§ **TASK DETAILS**
Copy out the lines that include the word "this".

§ **SOURCE RECORDS**
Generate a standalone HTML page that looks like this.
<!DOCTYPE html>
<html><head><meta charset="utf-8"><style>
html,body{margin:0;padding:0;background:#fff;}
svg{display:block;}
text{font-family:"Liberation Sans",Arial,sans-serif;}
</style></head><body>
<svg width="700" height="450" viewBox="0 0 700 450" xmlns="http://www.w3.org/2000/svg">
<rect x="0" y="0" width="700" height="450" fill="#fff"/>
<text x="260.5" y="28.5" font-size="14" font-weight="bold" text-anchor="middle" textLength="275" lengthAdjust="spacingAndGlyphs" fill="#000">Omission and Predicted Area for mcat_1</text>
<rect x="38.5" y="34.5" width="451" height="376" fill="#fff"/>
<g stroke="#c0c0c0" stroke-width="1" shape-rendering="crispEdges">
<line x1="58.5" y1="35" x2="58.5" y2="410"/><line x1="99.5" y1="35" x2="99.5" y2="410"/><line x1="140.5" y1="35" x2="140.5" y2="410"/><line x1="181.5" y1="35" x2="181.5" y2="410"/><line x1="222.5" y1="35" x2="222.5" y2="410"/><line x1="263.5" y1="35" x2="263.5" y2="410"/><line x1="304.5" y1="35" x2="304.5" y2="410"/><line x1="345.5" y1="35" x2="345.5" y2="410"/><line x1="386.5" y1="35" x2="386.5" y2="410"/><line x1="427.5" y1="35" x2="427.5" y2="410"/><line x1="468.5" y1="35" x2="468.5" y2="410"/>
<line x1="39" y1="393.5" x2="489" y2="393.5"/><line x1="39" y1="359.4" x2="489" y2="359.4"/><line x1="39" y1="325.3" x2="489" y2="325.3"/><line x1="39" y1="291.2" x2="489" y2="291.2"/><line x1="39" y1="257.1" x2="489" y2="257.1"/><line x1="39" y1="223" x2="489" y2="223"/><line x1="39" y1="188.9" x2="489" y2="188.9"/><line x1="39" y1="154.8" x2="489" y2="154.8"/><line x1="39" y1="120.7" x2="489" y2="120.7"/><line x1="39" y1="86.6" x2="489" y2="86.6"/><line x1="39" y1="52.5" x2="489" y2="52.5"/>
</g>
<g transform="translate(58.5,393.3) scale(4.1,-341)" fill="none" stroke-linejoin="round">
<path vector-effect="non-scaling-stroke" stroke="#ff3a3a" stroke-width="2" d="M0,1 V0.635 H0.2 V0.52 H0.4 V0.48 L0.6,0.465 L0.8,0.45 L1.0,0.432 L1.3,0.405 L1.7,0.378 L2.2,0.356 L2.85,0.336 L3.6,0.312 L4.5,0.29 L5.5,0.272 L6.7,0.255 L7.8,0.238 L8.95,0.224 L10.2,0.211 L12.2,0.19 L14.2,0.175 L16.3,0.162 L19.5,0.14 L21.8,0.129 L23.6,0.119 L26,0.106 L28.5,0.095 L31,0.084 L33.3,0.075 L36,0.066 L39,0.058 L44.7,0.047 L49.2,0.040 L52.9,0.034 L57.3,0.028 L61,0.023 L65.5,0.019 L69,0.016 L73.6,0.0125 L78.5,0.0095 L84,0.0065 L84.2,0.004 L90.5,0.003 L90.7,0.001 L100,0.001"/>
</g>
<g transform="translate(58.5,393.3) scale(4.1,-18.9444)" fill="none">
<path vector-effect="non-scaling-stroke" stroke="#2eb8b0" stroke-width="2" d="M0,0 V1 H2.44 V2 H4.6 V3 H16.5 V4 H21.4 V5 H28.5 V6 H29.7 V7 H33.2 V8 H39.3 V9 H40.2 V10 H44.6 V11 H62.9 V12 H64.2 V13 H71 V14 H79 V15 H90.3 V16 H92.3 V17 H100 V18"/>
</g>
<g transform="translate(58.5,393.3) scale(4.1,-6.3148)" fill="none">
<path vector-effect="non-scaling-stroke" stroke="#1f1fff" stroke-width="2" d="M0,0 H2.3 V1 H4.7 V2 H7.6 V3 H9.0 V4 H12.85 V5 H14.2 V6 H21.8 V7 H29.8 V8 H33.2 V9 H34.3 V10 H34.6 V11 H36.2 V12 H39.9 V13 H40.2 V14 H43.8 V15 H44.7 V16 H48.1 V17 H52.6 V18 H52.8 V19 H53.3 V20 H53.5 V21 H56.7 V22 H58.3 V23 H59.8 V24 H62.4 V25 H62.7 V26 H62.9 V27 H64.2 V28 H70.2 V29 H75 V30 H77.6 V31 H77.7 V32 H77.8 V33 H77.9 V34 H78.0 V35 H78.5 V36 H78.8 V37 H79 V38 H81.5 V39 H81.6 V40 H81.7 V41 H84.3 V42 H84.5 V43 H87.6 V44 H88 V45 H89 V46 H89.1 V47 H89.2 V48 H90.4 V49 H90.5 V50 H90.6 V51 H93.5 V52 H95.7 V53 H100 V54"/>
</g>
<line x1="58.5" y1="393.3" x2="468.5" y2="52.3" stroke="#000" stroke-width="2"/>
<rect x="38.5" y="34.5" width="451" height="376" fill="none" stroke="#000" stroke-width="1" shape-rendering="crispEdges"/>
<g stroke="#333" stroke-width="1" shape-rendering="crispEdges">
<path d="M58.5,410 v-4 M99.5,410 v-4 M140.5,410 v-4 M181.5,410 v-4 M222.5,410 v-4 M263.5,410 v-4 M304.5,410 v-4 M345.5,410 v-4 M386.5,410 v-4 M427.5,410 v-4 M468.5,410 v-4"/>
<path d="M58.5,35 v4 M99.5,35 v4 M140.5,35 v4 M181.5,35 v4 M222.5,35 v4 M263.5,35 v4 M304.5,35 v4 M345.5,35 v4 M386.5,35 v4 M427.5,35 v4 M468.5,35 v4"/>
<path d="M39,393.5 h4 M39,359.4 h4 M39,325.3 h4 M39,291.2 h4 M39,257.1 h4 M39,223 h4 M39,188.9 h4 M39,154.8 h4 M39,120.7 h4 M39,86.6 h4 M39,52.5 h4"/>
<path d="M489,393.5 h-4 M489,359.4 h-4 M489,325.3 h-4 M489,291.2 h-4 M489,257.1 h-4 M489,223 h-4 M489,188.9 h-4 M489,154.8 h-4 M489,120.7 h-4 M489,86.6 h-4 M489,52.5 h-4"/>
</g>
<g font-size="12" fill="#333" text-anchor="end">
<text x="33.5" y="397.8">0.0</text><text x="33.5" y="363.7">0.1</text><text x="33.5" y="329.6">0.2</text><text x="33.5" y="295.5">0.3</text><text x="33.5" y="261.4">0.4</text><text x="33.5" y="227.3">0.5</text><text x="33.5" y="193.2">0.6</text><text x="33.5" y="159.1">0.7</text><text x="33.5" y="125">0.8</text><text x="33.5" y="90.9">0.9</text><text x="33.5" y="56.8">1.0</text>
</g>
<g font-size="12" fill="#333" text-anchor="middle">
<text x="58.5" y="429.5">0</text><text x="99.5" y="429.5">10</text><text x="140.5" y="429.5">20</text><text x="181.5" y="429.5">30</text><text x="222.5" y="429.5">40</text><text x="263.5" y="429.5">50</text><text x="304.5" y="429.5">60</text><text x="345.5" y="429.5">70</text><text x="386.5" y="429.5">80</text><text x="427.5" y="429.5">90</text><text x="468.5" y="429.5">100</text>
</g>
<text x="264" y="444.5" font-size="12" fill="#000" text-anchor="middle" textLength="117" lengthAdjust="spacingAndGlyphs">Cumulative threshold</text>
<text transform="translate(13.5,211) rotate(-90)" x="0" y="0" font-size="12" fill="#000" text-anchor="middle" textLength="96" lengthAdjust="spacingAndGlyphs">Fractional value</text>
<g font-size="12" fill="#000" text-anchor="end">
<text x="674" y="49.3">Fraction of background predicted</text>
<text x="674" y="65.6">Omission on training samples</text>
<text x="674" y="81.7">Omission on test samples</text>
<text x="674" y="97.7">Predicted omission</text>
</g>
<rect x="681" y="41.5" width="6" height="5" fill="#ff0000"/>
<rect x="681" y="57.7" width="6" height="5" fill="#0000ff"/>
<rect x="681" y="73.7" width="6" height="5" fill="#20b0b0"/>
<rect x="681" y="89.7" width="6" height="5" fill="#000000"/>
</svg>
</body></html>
* * *
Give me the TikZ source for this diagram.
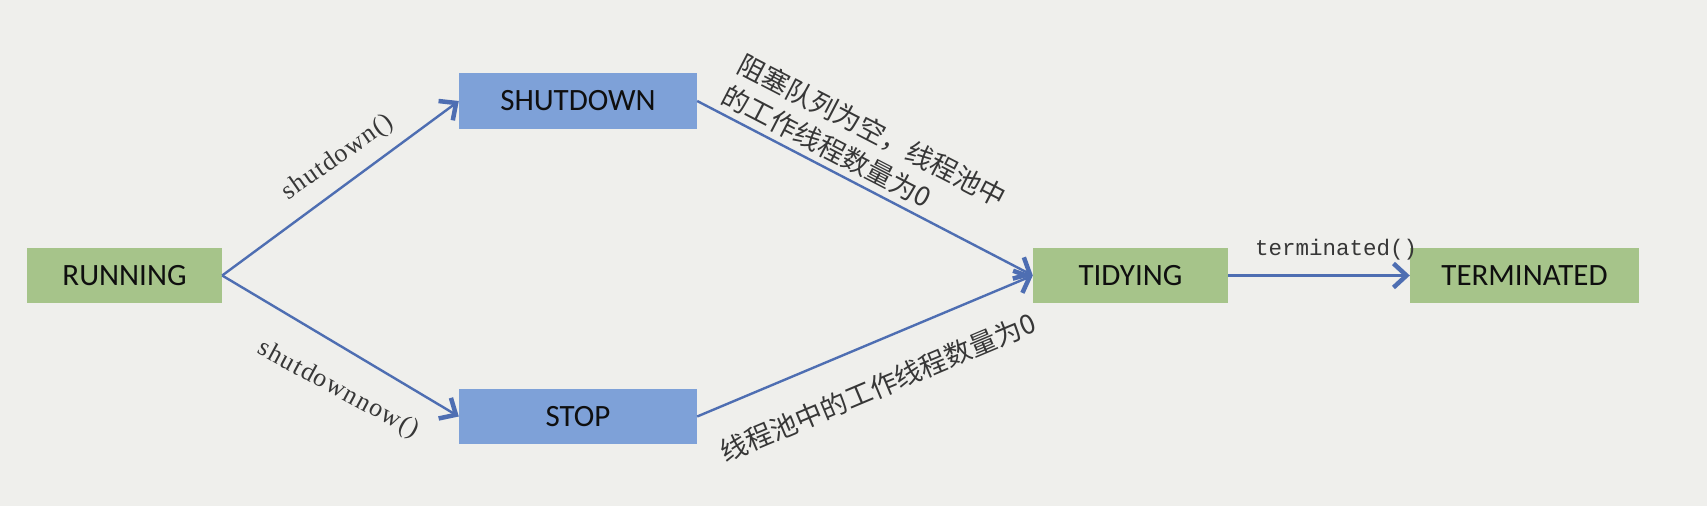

§ **FINAL RESULT**
Generate a standalone HTML page that looks like this.
Give me the TikZ source for this diagram.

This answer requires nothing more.